Detroit Medical Center and McLaren Health Care Corp. have agreed to collaborate on cancer services in Detroit as part of a settlement over McLaren's 2013 acquisition of Barbara Ann Karmanos Cancer Institute, Crain's has learned.
Under the terms of the settlement approved Thursday, Karmanos would continue to integrate its operations into Flint-based McLaren. DMC will work with McLaren and Karmanos to expand cancer operations in Southeast Michigan at DMC health sites, said a joint statement from the three health organizations.
Officials declined interview requests with Crain's. The companies said they have agreed that specific details of the settlement would remain confidential.
Karmanos also will continue to provide cancer services at DMC's Harper-Hutzel University Hospital and remain on the DMC campus. The agreement also settles all other issues between the parties, the statement said.
“The DMC is pleased to work closely with McLaren and Karmanos to deliver exceptional cancer care at our main campus in Detroit in concert with our other outstanding specialties,” DMC CEO Joe Mullany said in a statement.

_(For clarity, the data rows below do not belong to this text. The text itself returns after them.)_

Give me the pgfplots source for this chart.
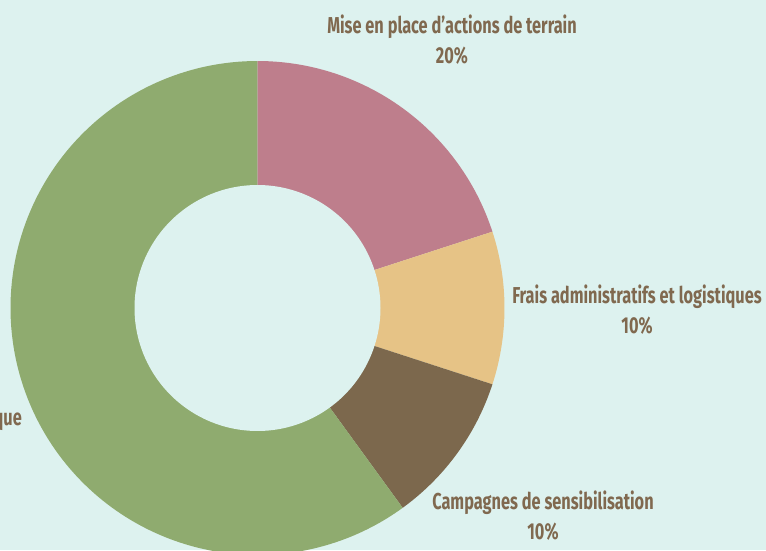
\documentclass[border=0pt]{standalone}
\usepackage{pgfplots}
\pgfplotsset{compat=1.18}
\usepackage{fontspec}
\setmainfont{Fira Sans}
\newfontfamily\labfont[FakeStretch=0.71]{Fira Sans}
\definecolor{bg}{HTML}{DDF2EF}
\definecolor{cpink}{HTML}{BE7E8C}
\definecolor{cyellow}{HTML}{E6C386}
\definecolor{cbrown}{HTML}{7C684D}
\definecolor{cgreen}{HTML}{8FAB6F}
\definecolor{ctext}{HTML}{80694F}
% slice values (percent)
\def\vA{20}\def\vB{10}\def\vC{10}\def\vD{60}
\pgfmathsetmacro\aA{90}
\pgfmathsetmacro\aB{\aA-3.6*\vA}
\pgfmathsetmacro\aC{\aB-3.6*\vB}
\pgfmathsetmacro\aD{\aC-3.6*\vC}
\pgfmathsetmacro\aE{\aD-3.6*\vD}
\def\cx{257.5}\def\cy{242}\def\R{247}\def\r{123}
\begin{document}
\begin{tikzpicture}
\useasboundingbox[fill=bg] (0,0) rectangle (766pt,550pt);
\clip (0,0) rectangle (766pt,550pt);
\begin{axis}[at={(0,0)},anchor=south west,scale only axis,width=766pt,height=550pt,
  xmin=0,xmax=766,ymin=0,ymax=550,hide axis,clip=false]
\addplot[fill=cpink,draw=none,domain=\aB:\aA,samples=80,variable=\t] ({\cx+\R*cos(t)},{\cy+\R*sin(t)}) -- (axis cs:\cx,\cy) -- cycle;
\addplot[fill=cyellow,draw=none,domain=\aC:\aB,samples=40,variable=\t] ({\cx+\R*cos(t)},{\cy+\R*sin(t)}) -- (axis cs:\cx,\cy) -- cycle;
\addplot[fill=cbrown,draw=none,domain=\aD:\aC,samples=40,variable=\t] ({\cx+\R*cos(t)},{\cy+\R*sin(t)}) -- (axis cs:\cx,\cy) -- cycle;
\addplot[fill=cgreen,draw=none,domain=\aE:\aD,samples=200,variable=\t] ({\cx+\R*cos(t)},{\cy+\R*sin(t)}) -- (axis cs:\cx,\cy) -- cycle;
\addplot[fill=bg,draw=none,domain=0:360,samples=200,variable=\t] ({\cx+\r*cos(t)},{\cy+\r*sin(t)}) -- cycle;
\begin{scope}[every node/.style={text=ctext,font=\labfont\bfseries\fontsize{23}{30}\selectfont,inner sep=0pt,align=center}]
\node at (axis cs:452,510) {Mise en place d’actions de terrain\\20\%};
\node at (axis cs:637,240) {Frais administratifs et logistiques\\10\%};
\node at (axis cs:543,34) {Campagnes de sensibilisation\\10\%};
\node[anchor=east] at (axis cs:22,131) {Sensibilisation et recherche scientifique};
\end{scope}
\end{axis}
\end{tikzpicture}
\end{document}
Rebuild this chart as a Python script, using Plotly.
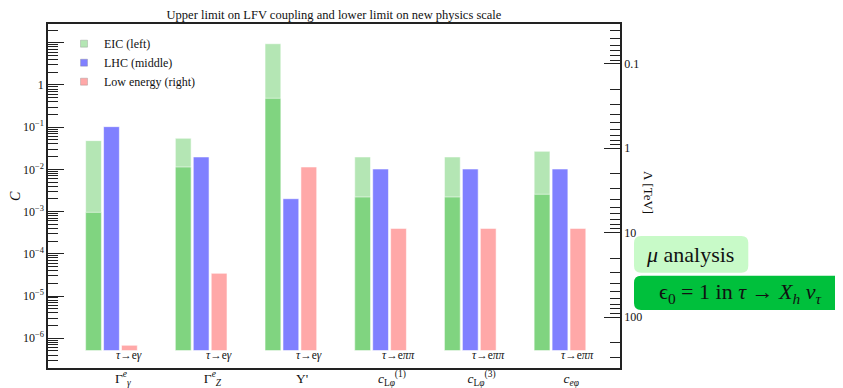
import plotly.graph_objects as go

# ---------------- data ----------------
categories = [
    "Γ<sup><i>e</i></sup><sub><i>γ</i></sub>",
    "Γ<sup><i>e</i></sup><sub><i>Z</i></sub>",
    "Y'",
    "<i>c</i><sub>L<i>φ</i></sub><sup>(1)</sup>",
    "<i>c</i><sub>L<i>φ</i></sub><sup>(3)</sup>",
    "<i>c</i><sub><i>eφ</i></sub>",
]
processes = ["<i>τ</i>→e<i>γ</i>"] * 3 + ["<i>τ</i>→e<i>ππ</i>"] * 3
eic_upper = [0.048, 0.0546, 9.5, 0.0197, 0.0197, 0.0268]   # light green top
eic_lower = [9.6e-4, 0.0114, 0.484, 0.00222, 0.00222, 0.00257]  # dark green top
lhc = [0.103, 0.0197, 0.00202, 0.0102, 0.0102, 0.0102]
low_energy = [6.8e-7, 3.45e-5, 0.0114, 4.0e-4, 4.0e-4, 4.0e-4]
bar_floor = 5.1e-7
c_ticks = [1e-6, 1e-5, 1e-4, 1e-3, 1e-2, 1e-1, 1, 10]
c_ticktext = ["10<sup>−6</sup>", "10<sup>−5</sup>", "10<sup>−4</sup>", "10<sup>−3</sup>",
              "10<sup>−2</sup>", "10<sup>−1</sup>", "1", ""]
lam_ticks = [0.1, 1, 10, 100]
lam_ticktext = ["0.1", "1", "10", "100"]
c_ref = 10 ** -1.5  # Λ = sqrt(c_ref / C) in TeV

# ---------------- styling ----------------
FONT = "Liberation Serif"
LIGHT_GREEN = "rgb(180,230,180)"
DARK_GREEN = "rgb(128,212,128)"
BLUE = "rgb(128,128,255)"
PINK = "rgb(255,168,168)"
AX = "#222222"
TXT = "#111111"

# the page body adds an 8px offset: figure spans x 8..843, y 8..388
OFF = 8
FIG_W, FIG_H = 843 - OFF, 388 - OFF
PL, PR, PT, PB = 48, 620, 24, 368  # absolute plot-area edges in the page

xs = list(range(len(categories)))
W = 0.176
edge = dict(color="rgba(255,255,255,0.8)", width=0.7)


def sz(vals):
    return [v - bar_floor for v in vals]


fig = go.Figure()
fig.update_layout(template=go.layout.Template())

fig.add_trace(go.Bar(x=xs, y=sz(eic_upper), base=bar_floor, width=W, offset=-0.294,
                     marker=dict(color=LIGHT_GREEN, line=edge), showlegend=False, name="EIC"))
fig.add_trace(go.Bar(x=xs, y=sz(eic_lower), base=bar_floor, width=W, offset=-0.294,
                     marker=dict(color=DARK_GREEN, line=edge), showlegend=False, name="EIC"))
fig.add_trace(go.Bar(x=xs, y=sz(lhc), base=bar_floor, width=W, offset=-0.094,
                     marker=dict(color=BLUE, line=edge), showlegend=False, name="LHC"))
fig.add_trace(go.Bar(x=xs, y=sz(low_energy), base=bar_floor, width=W, offset=0.106,
                     marker=dict(color=PINK, line=edge), showlegend=False, name="Low"))

for name, col in [("EIC (left)", LIGHT_GREEN), ("LHC (middle)", BLUE), ("Low energy (right)", PINK)]:
    fig.add_trace(go.Scatter(x=[None], y=[None], mode="markers", name=name,
                             marker=dict(symbol="square", size=7, color=col,
                                         line=dict(color="rgba(120,120,120,0.6)", width=0.5))))

# dummy trace to realise right axis
fig.add_trace(go.Scatter(x=[0], y=[1], yaxis="y2", mode="markers",
                         marker=dict(opacity=0), showlegend=False, hoverinfo="skip"))

# process labels under each group
for i, p in enumerate(processes):
    fig.add_annotation(x=i + 0.194, y=0.037, xref="x", yref="paper", text=p, showarrow=False,
                       xanchor="center", yanchor="middle",
                       font=dict(family=FONT, size=11.5, color=TXT))

minor_c = [k * 10 ** n for n in range(-7, 2) for k in range(2, 10)]
minor_l = [k * 10 ** n for n in range(-2, 3) for k in range(2, 10)]

fig.update_layout(
    width=FIG_W, height=FIG_H,
    margin=dict(l=PL - OFF, r=843 - PR, t=PT - OFF, b=388 - PB, autoexpand=False),
    paper_bgcolor="white", plot_bgcolor="white",
    font=dict(family=FONT, size=12, color=TXT),
    barmode="overlay",
    title=dict(text="Upper limit on LFV coupling and lower limit on new physics scale",
               x=0.5, xref="paper", xanchor="center", y=1 - (14.5 - OFF) / FIG_H, yref="container",
               yanchor="middle", font=dict(family=FONT, size=12.5, color=TXT)),
    legend=dict(x=0.028, y=0.985, xanchor="left", yanchor="top", bgcolor="rgba(0,0,0,0)",
                font=dict(family=FONT, size=12, color=TXT), tracegroupgap=0, itemwidth=30),
    xaxis=dict(range=[-0.7135, 5.663], showline=True, mirror=True, linecolor=AX, linewidth=1.5,
               ticks="", tickvals=[i + 0.12 for i in xs], ticktext=categories,
               tickfont=dict(family=FONT, size=13.5, color=TXT), automargin=False,
               ticklabelstandoff=-3,
               showgrid=False, zeroline=False),
    yaxis=dict(type="log", range=[-6.706, 1.445], showline=True, linecolor=AX, linewidth=1.5,
               ticks="inside", ticklen=16, tickwidth=1, tickcolor=AX,
               tickvals=c_ticks, ticktext=c_ticktext, automargin=False,
               tickfont=dict(family=FONT, size=12, color=TXT),
               minor=dict(ticks="inside", ticklen=10, tickwidth=1, tickcolor=AX,
                          tickvals=minor_c, showgrid=False),
               showgrid=False, zeroline=False),
    yaxis2=dict(type="log", overlaying="y", side="right", anchor="x",
                range=[2.603, -1.4725], showline=True, linecolor=AX, linewidth=1.5,
                ticks="inside", ticklen=16, tickwidth=1, tickcolor=AX,
                tickvals=lam_ticks, ticktext=lam_ticktext, automargin=False,
                tickfont=dict(family=FONT, size=12, color=TXT),
                minor=dict(ticks="inside", ticklen=10, tickwidth=1, tickcolor=AX,
                           tickvals=minor_l, showgrid=False),
                showgrid=False, zeroline=False),
)


def px(x):
    return (x - PL) / (PR - PL)


def py(y):
    return (PB - y) / (PB - PT)


# axis titles
fig.add_annotation(x=px(15), y=0.5, xref="paper", yref="paper", text="<i>C</i>",
                   showarrow=False, textangle=-90, xanchor="center", yanchor="middle",
                   font=dict(family=FONT, size=14, color=TXT))
fig.add_annotation(x=px(649), y=py(192), xref="paper", yref="paper",
                   text="Λ [TeV]", showarrow=False, textangle=90,
                   xanchor="center", yanchor="middle",
                   font=dict(family=FONT, size=13, color=TXT))


# rounded boxes on the right
def rrect(x0, y0, x1, y1, r=7):
    rx, ry = r / (PR - PL), r / (PB - PT)
    return (f"M{x0+rx},{y0} L{x1-rx},{y0} Q{x1},{y0} {x1},{y0+ry} L{x1},{y1-ry} "
            f"Q{x1},{y1} {x1-rx},{y1} L{x0+rx},{y1} Q{x0},{y1} {x0},{y1-ry} "
            f"L{x0},{y0+ry} Q{x0},{y0} {x0+rx},{y0} Z")


fig.add_shape(type="path", xref="paper", yref="paper",
              path=rrect(px(634), py(272.7), px(748.3), py(236)),
              fillcolor="rgb(200,250,200)", line=dict(width=0))
fig.add_shape(type="path", xref="paper", yref="paper",
              path=rrect(px(634), py(310), px(842.5), py(275.7)),
              fillcolor="rgb(0,192,60)", line=dict(width=0))
fig.add_annotation(x=px(690), y=py(254), xref="paper", yref="paper",
                   text="<i>μ</i> analysis", showarrow=False,
                   xanchor="center", yanchor="middle",
                   font=dict(family=FONT, size=22, color=TXT))
fig.add_annotation(x=px(739.5), y=py(293), xref="paper", yref="paper",
                   text="ϵ<sub>0</sub> = 1 in <i>τ</i> → <i>X<sub>h</sub></i> <i>ν<sub>τ</sub></i>",
                   showarrow=False, xanchor="center", yanchor="middle",
                   font=dict(family=FONT, size=22, color=TXT))

fig.write_html("out.html")
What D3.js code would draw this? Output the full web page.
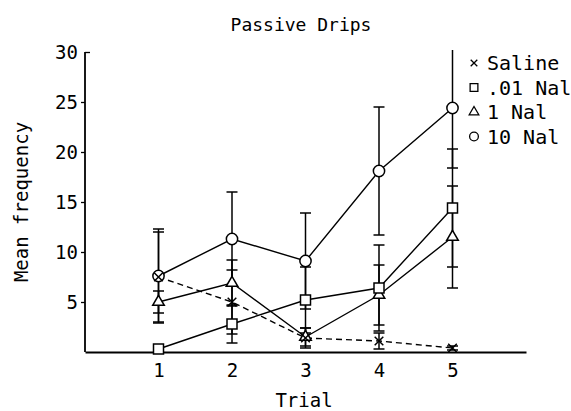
<!DOCTYPE html>
<html>
<head>
<meta charset="utf-8">
<script src="https://cdn.jsdelivr.net/npm/d3@7"></script>
<style>
  html, body { margin: 0; padding: 0; background: #fff; }
  svg { display: block; }
  text { font-family: "DejaVu Sans Mono", monospace; fill: #000; }
</style>
</head>
<body>
<svg id="chart" width="571" height="411"></svg>
<script>
// Trials on the x axis
const trials = [1, 2, 3, 4, 5];

// Mean frequency per trial, with the error half-width for each point
const saline    = [7.5, 5.0, 1.4, 1.1, 0.4];
const salineErr = [4.5, 3.2, 1.0, 0.8, 0.2];
const nal01     = [0.3, 2.8, 5.2, 6.4, 14.4];
const nal01Err  = [0.3, 1.9, 3.3, 4.3, 5.9];
const nal1      = [5.0, 6.9, 1.5, 5.7, 11.5];
const nal1Err   = [1.1, 2.3, 0.9, 3.0, 5.1];
const nal10     = [7.6, 11.3, 9.1, 18.1, 24.4];
const nal10Err  = [4.7, 4.7, 4.8, 6.4, 6.0];

const seriesNames = ["Saline", ".01 Nal", "1 Nal", "10 Nal"];
const yTicks = [5, 10, 15, 20, 25, 30];
const xTicks = [1, 2, 3, 4, 5];

const series = [
  { name: seriesNames[0], values: saline, err: salineErr, symbol: d3.symbolTimes, size: 50, dashed: true },
  { name: seriesNames[1], values: nal01,  err: nal01Err,  symbol: d3.symbolSquare, size: 100 },
  { name: seriesNames[2], values: nal1,   err: nal1Err,   symbol: d3.symbolTriangle, size: 58 },
  { name: seriesNames[3], values: nal10,  err: nal10Err,  symbol: d3.symbolCircle, size: 100 }
];

const svg = d3.select("#chart");
const x = d3.scaleLinear().domain([0, 6]).range([85, 526]);
const y = d3.scaleLinear().domain([0, 30]).range([352, 52]);
const yTop = 30.2;   // error bars are cut off at the top of the plot

// Title
svg.append("text")
  .attr("x", 301).attr("y", 31)
  .attr("text-anchor", "middle")
  .style("font-size", "18px")
  .text("Passive Drips");

// Y axis
const yAxis = svg.append("g")
  .attr("transform", `translate(${x(0)},0)`)
  .call(d3.axisLeft(y).tickValues(yTicks).tickFormat(d3.format("d"))
    .tickSizeInner(4).tickSizeOuter(0).tickPadding(3));
yAxis.select(".domain").attr("d", `M0,${y(30)}V${y(0)}`).attr("stroke-width", 1.8);
yAxis.selectAll(".tick line").attr("stroke-width", 1.3)
  .filter(d => d === 30).attr("x2", 5);
yAxis.selectAll(".tick text").style("font-size", "19px").style("font-family", "DejaVu Sans Mono");

// X axis
const xAxis = svg.append("g")
  .attr("transform", `translate(0,${y(0)})`)
  .call(d3.axisBottom(x).tickValues(xTicks).tickFormat(d3.format("d"))
    .tickSize(0).tickPadding(12));
xAxis.select(".domain").attr("stroke-width", 1.8);
xAxis.selectAll(".tick text").style("font-size", "19px").style("font-family", "DejaVu Sans Mono");

// Axis titles
svg.append("text")
  .attr("x", 304).attr("y", 407)
  .attr("text-anchor", "middle")
  .style("font-size", "19px")
  .text("Trial");
svg.append("text")
  .attr("transform", `translate(28,${(y(0) + y(30)) / 2}) rotate(-90)`)
  .attr("text-anchor", "middle")
  .style("font-size", "19px")
  .text("Mean frequency");

// Error bars
const capW = 5.5;
const bars = svg.append("g").attr("stroke", "#000").attr("stroke-width", 1.5).attr("fill", "none");
series.forEach(s => {
  s.values.forEach((v, i) => {
    const hi = Math.min(v + s.err[i], yTop);
    const lo = Math.max(v - s.err[i], 0);
    const cx = x(trials[i]);
    bars.append("line").attr("x1", cx).attr("x2", cx).attr("y1", y(hi)).attr("y2", y(lo));
    if (v + s.err[i] <= yTop) {
      bars.append("line").attr("x1", cx - capW).attr("x2", cx + capW).attr("y1", y(hi)).attr("y2", y(hi));
    }
    if (v - s.err[i] > 0) {
      bars.append("line").attr("x1", cx - capW).attr("x2", cx + capW).attr("y1", y(lo)).attr("y2", y(lo));
    }
  });
});

// Connecting lines
const line = d3.line().x((d, i) => x(trials[i])).y(d => y(d));
series.forEach(s => {
  svg.append("path")
    .attr("d", line(s.values))
    .attr("fill", "none")
    .attr("stroke", "#000")
    .attr("stroke-width", 1.4)
    .attr("stroke-dasharray", s.dashed ? "6,4" : null);
});

// Markers (Saline drawn last so its cross shows over the circle)
[3, 2, 1, 0].forEach(k => {
  const s = series[k];
  const sym = d3.symbol().type(s.symbol).size(s.size);
  svg.append("g").selectAll("path")
    .data(s.values)
    .join("path")
    .attr("transform", (d, i) => `translate(${x(trials[i])},${y(d)})`)
    .attr("d", sym)
    .attr("fill", s.symbol === d3.symbolTimes ? "none" : "#fff")
    .attr("stroke", "#000")
    .attr("stroke-width", 1.5);
});

// Legend
const legend = svg.append("g");
series.forEach((s, i) => {
  const cy = 63 + i * 24.5;
  legend.append("path")
    .attr("transform", `translate(474,${cy})`)
    .attr("d", d3.symbol().type(s.symbol).size(s.symbol === d3.symbolTimes ? 30 : s.symbol === d3.symbolTriangle ? 40 : 60)())
    .attr("fill", s.symbol === d3.symbolTimes ? "none" : "#fff")
    .attr("stroke", "#000")
    .attr("stroke-width", 1.3);
  legend.append("text")
    .attr("x", 487).attr("y", cy + 7.3)
    .style("font-size", "20px")
    .text(s.name);
});
</script>
</body>
</html>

“Advancing the future of healthcare requires strong partnerships and we believe our new agreement will greatly enhance the cancer treatment services offered to our community."
In a statement, McLaren CEO Phil Incarnati said: “This agreement creates a very positive and ongoing relationship involving the DMC, McLaren and Karmanos Cancer Center for the delivery of specialized cancer care that will improve the health of patients in downtown Detroit and across the state of Michigan.”
On Oct. 30, 2013, the boards of McLaren and Karmanos entered into an affiliation agreement in which Karmanos joined 11-hospital McLaren. That same day, McLaren filed a preemptive lawsuit against DMC in which it asked the court to declare DMC's 2005 affiliation agreement with Karmanos to be an “unreasonable restrictive covenant” that violates Michigan's antitrust laws. DMC then filed its own lawsuit, charging McLaren with breach of contract and “tortious interference” with the prior contractual agreement it had with Karmanos.
In 2005, when DMC was struggling financially, it sold its cancer business to Karmanos for what officials have told Crain's was the below-market price of $9.9 million. DMC officials said the contract included an exclusive affiliation into perpetuity, a point that McLaren said was unfair and violated state antitrust rules. Karmanos had offered a no-strings $45 million deal for the DMC cancer operations, DMC said.
After more than 18 months of court-supervised negotiations, health system officials said earlier this year that the two organizations could not agree on at least two key points. Unresolved points were: how Karmanos' name could be use outside of Wayne County and how much Karmanos would pay to DMC for support services. Karmanos is based on the DMC campus in downtown Detroit.
Judge Wendy Potts of Oakland County Circuit Court approved the settlement Thursday, according to court documents. Terms of the settlement were not publicly available. Officials declined to provide a copy of the settlement agreement.